I was going to be in the art fair.

The annual district art fair featured the best art produced by students from kindergarten to eighth grade, and second-grade me was mega-pumped to be in the showcase. I wasn’t exactly shocked my work was selected; after all, I had made a snowman out of paper snowflakes and pipe cleaners. It’s pretty tough to top that kind of artistic vision.

On the day of the fair, I proudly showed my adoring fans (see: parents) around the gym to my artwork. They responded accordingly as I beamed with pride. This moment was the pinnacle of my artistic career.

I was in second grade, and my art has been going all downhill ever since.

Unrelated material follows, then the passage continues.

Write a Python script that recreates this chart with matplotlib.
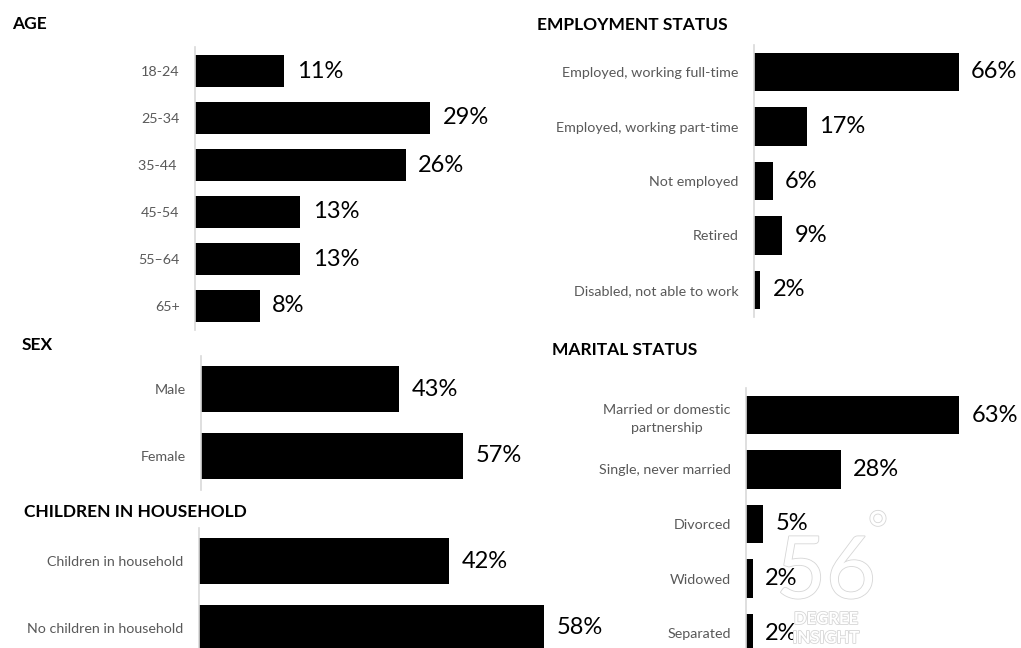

With that in mind, I turned to Pinterest to try to salvage some of the artistic magic I was able to capture 12 long years ago. I found a seemingly simple tutorial on how to draw a cat, and the pin was even described as “elementary drawing lessons.” I assumed I would be able to keep up.

Of all the things I have attempted to recreate from Pinterest, this was, perhaps, the venture into which I entered with the lowest expectations. Outside of my exceptional snowflake snowman and a few painted ceramics courtesy of The Painted Penguin, my artistic ventures have resulted in vastly subpar work.

Nonetheless, this cat drawing looked so easy that even I could create something that at least partially resembled a feline. I began with step one by drawing the three concentric circles outlined in the pin. I erased and redid this step multiple times until I felt my circles would result in a correctly sized cat.

Step two was more difficult, as I needed to draw the cat’s paws and tail. I floundered. My drawing suffered. My cat was now lopsided with creepy looking feet. I shook my head and moved on to step three.

I adorned my feline friend with a face and erased some of the guiding lines I had drawn in earlier in the process. After step three, Muffin, the name I decided best fit my cat’s essence, was finished.

Did my final product look like a fat cat, as I had desired? To some extent. Muffin beamed back at me, and I realized that the Pinterest instructions were quite helpful. Though they did not have words, the visual step-by-step definitely aided in my lukewarm success.